А если твоя огромность, мягко говоря, относительна, то сняться в эпизоде – святое дело, ибо иногда в микрозарисовке можно сыграть больше, чем в сорока сериях, за время которых твое незамысловатое лицо прочно войдет в каждую семью и станет предметом ночных кошмаров миллионов телезрителей, так как презирать, поносить артиста и измываться над ним может каждый, а выключить телевизор не в силах никто. (Как говаривал Андрей Миронов: «Обидеть художника может каждый, а материально помочь – никто».)

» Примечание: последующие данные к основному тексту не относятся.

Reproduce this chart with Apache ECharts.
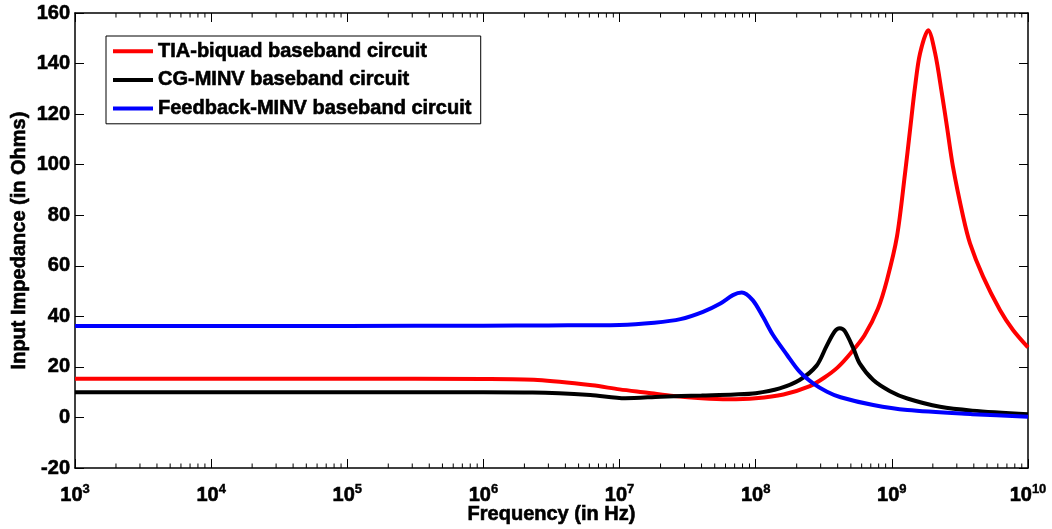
<!DOCTYPE html>
<html>
<head>
<meta charset="utf-8">
<script src="https://cdn.jsdelivr.net/npm/echarts@6/dist/echarts.min.js"></script>
<style>
  html, body { margin: 0; padding: 0; background: #fff; }
  #chart { width: 1052px; height: 529px; }
</style>
</head>
<body>
<div id="chart"></div>
<script>
// Input impedance versus frequency for three baseband circuits
const seriesNames = [
  'TIA-biquad baseband circuit',
  'CG-MINV baseband circuit',
  'Feedback-MINV baseband circuit'
];

// TIA-biquad (Hz, Ohms)
const tiaFreq = [1e3, 1e4, 1e5, 1e6, 2.5e6, 6.3e6, 1e7, 1.6e7, 2.5e7, 4e7, 6.3e7, 1e8,
  1.6e8, 2.5e8, 3.2e8, 4e8, 5e8, 6.3e8, 7.9e8, 9.2e8, 1.09e9, 1.25e9, 1.36e9, 1.48e9, 1.61e9,
  1.85e9, 2.08e9, 2.33e9, 2.54e9, 2.81e9, 3.34e9, 3.75e9, 4.68e9, 6.22e9, 7.76e9, 1e10];
const tiaZ = [15.3, 15.3, 15.3, 15.2, 14.8, 12.7, 11.1, 9.8, 8.5, 7.6, 7.2, 7.6,
  9.1, 12.4, 15.8, 19.8, 25.5, 32.5, 43, 54.3, 71.5, 96.6, 113.7, 130.8, 144,
  153.2, 144, 128.2, 115, 99.2, 79.4, 68.9, 55.7, 42.5, 34.6, 27.7];

// CG-MINV (Hz, Ohms)
const cgFreq = [1e3, 1e5, 1e6, 2.3e6, 6.1e6, 1.1e7, 2.0e7, 4e7, 7e7, 1e8, 1.5e8,
  2.1e8, 2.8e8, 3.3e8, 3.8e8, 4.15e8, 4.5e8, 5.2e8, 5.8e8, 7.3e8, 9.7e8, 1.3e9, 2.26e9, 3.9e9, 1e10];
const cgZ = [10.0, 10.0, 10.0, 9.9, 8.9, 7.6, 8.2, 8.7, 9.1, 9.6, 11.5,
  14.8, 20.5, 28, 34, 35.3, 34.2, 27.5, 21.4, 14.8, 10.4, 7.5, 4.2, 2.7, 1.3];

// Feedback-MINV (Hz, Ohms)
const fbFreq = [1e3, 1e5, 1e6, 3e6, 1e7, 1.8e7, 2.8e7, 4.1e7, 5.5e7, 6.8e7, 7.9e7, 9.5e7,
  1.13e8, 1.34e8, 1.7e8, 2.1e8, 2.64e8, 3.34e8, 4.2e8, 7.3e8, 1.3e9, 3.9e9, 1e10];
const fbZ = [36.2, 36.2, 36.3, 36.4, 36.6, 37.5, 38.9, 41.8, 45.1, 48.4, 49.4, 46.4,
  39.8, 32.6, 24.7, 18.1, 13.5, 10.2, 8.0, 4.9, 2.9, 1.3, 0.3];

const xMin = 1e3, xMax = 1e10;
const yMin = -20, yMax = 160, yStep = 20;

const FONT = '"Liberation Sans", Arial, Helvetica, sans-serif';
// heavy bold text
const heavy = { color: '#000', fontWeight: 'bold', fontFamily: FONT, textBorderColor: '#000', textBorderWidth: 0.6 };

function pairs(xs, ys) { return xs.map((x, i) => [x, ys[i]]); }

// minor log ticks at 2..9 within each decade
const minorTicks = [];
for (let e = 3; e < 10; e++) {
  for (let k = 2; k <= 9; k++) minorTicks.push([k * Math.pow(10, e), 0]);
}

const chart = echarts.init(document.getElementById('chart'), null, { renderer: 'canvas' });

const tickStyle = { show: true, inside: true, length: 9, lineStyle: { color: '#000', width: 1 } };
const lineAxis = { show: true, onZero: false, lineStyle: { color: '#000', width: 1.5 } };

function lineSeries(name, color, xs, ys) {
  return {
    name: name,
    type: 'line',
    xAxisIndex: 0,
    yAxisIndex: 0,
    data: pairs(xs, ys),
    showSymbol: false,
    symbol: 'none',
    smooth: 0.3,
    lineStyle: { color: color, width: 4 },
    itemStyle: { color: color },
    z: 3
  };
}

chart.setOption({
  animation: false,
  backgroundColor: '#fff',
  textStyle: { fontFamily: FONT },
  grid: { left: 75, right: 24, top: 13, bottom: 61, containLabel: false, outerBoundsMode: 'none' },
  legend: {
    data: seriesNames,
    orient: 'vertical',
    left: 106,
    top: 36,
    padding: [5, 9, 5, 7],
    itemGap: 8,
    icon: 'rect',
    itemWidth: 40,
    itemHeight: 4,
    borderColor: '#000',
    borderWidth: 1,
    backgroundColor: '#fff',
    textStyle: Object.assign({ fontSize: 20 }, heavy)
  },
  xAxis: [
    {
      type: 'log',
      logBase: 10,
      min: xMin,
      max: xMax,
      splitNumber: 7,
      position: 'bottom',
      axisLine: lineAxis,
      axisTick: tickStyle,
      splitLine: { show: false },
      name: 'Frequency (in Hz)',
      nameLocation: 'middle',
      nameGap: 36,
      nameMoveOverlap: false,
      nameTextStyle: Object.assign({ fontSize: 20 }, heavy),
      axisLabel: {
        margin: 15,
        formatter: function (v) {
          const e = Math.round(Math.log10(v));
          return '{b|10}{s|' + e + '}';
        },
        rich: {
          b: Object.assign({ fontSize: 20 }, heavy),
          s: Object.assign({ fontSize: 13, verticalAlign: 'top', padding: [0, 0, 12, 0] }, heavy, { textBorderWidth: 0.4 })
        }
      }
    },
    {
      type: 'log',
      logBase: 10,
      min: xMin,
      max: xMax,
      splitNumber: 7,
      position: 'top',
      axisLine: lineAxis,
      axisTick: tickStyle,
      axisLabel: { show: false },
      splitLine: { show: false }
    }
  ],
  yAxis: [
    {
      type: 'value',
      min: yMin,
      max: yMax,
      interval: yStep,
      position: 'left',
      axisLine: lineAxis,
      axisTick: tickStyle,
      splitLine: { show: false },
      axisLabel: Object.assign({ margin: 5, fontSize: 20 }, heavy),
      name: 'Input Impedance (in Ohms)',
      nameLocation: 'middle',
      nameGap: 46,
      nameMoveOverlap: false,
      nameRotate: 90,
      nameTextStyle: Object.assign({ fontSize: 20 }, heavy)
    },
    {
      type: 'value',
      min: yMin,
      max: yMax,
      interval: yStep,
      position: 'right',
      axisLine: lineAxis,
      axisTick: tickStyle,
      axisLabel: { show: false },
      splitLine: { show: false }
    }
  ],
  series: [
    lineSeries(seriesNames[0], '#ff0000', tiaFreq, tiaZ),
    lineSeries(seriesNames[1], '#000000', cgFreq, cgZ),
    lineSeries(seriesNames[2], '#0000ff', fbFreq, fbZ),
    {
      // minor ticks on the bottom and top frame edges
      type: 'custom',
      xAxisIndex: 0,
      yAxisIndex: 0,
      data: minorTicks,
      silent: true,
      clip: false,
      z: 4,
      renderItem: function (params, api) {
        const x = api.coord([api.value(0), 0])[0];
        const cs = params.coordSys;
        const yb = cs.y + cs.height;
        const yt = cs.y;
        return {
          type: 'group',
          children: [
            { type: 'line', shape: { x1: x, y1: yb, x2: x, y2: yb - 4.5 }, style: { stroke: '#000', lineWidth: 1 } },
            { type: 'line', shape: { x1: x, y1: yt, x2: x, y2: yt + 4.5 }, style: { stroke: '#000', lineWidth: 1 } }
          ]
        };
      }
    }
  ]
});
</script>
</body>
</html>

Ну а те выдающиеся режиссеры, которые серьезно и искренне хотели меня снимать и так же искренне этого не делали, чтобы как-то подсластить пилюлю, посылали дружеский привет с завышенной оценкой. Так я имел счастье (без всякой иронии) пробоваться у Глеба Панфилова в «Прошу слова» и мучительно долго – у потрясающего и невыносимого Алексея Германа в «Хрусталев, машину!». Конечно, неловко воспроизводить такие тексты на бумаге, но пусть потомки знают, с кем могли бы иметь дело:
Гениальному артисту от восхищенного поклонника. С надеждой на внимание.
Дорогой Шура!
Смонтировав и посмотрев Ваши пробы, я убедился, что Вы лучший артист, с которым мне когда-либо приходилось работать, и я был бы счастлив сделать эту картину с Вами. Более того, я собираюсь, да, собственно, чего там собираюсь, мы уже делаем сценарий, где значительная роль пишется на Вас, если, конечно, Вы не откажетесь.
Это 1914 год, Крым, контрразведчик русской армии, история локальная драматическая и остросюжетная. В сценарии должны быть две мужские роли: Ваша и еще одного актера (какого, пока говорить не буду), впрочем, надеюсь, сами прочтете сценарий.
С Глинским же, Шура, ничего не вышло потому, что проба окончательно убедила меня, что никаким проводником Вы быть не можете, при Вашей ироничности и интеллигентности стать частью этого народа, раствориться в нем – не выйдет, хоть стригись, хоть не стригись.
Обнимаю Вас, дорогой Шура. Буду искренне рад, если сохраните ко мне десятую часть той любви и уважения, которые я испытываю к Вам.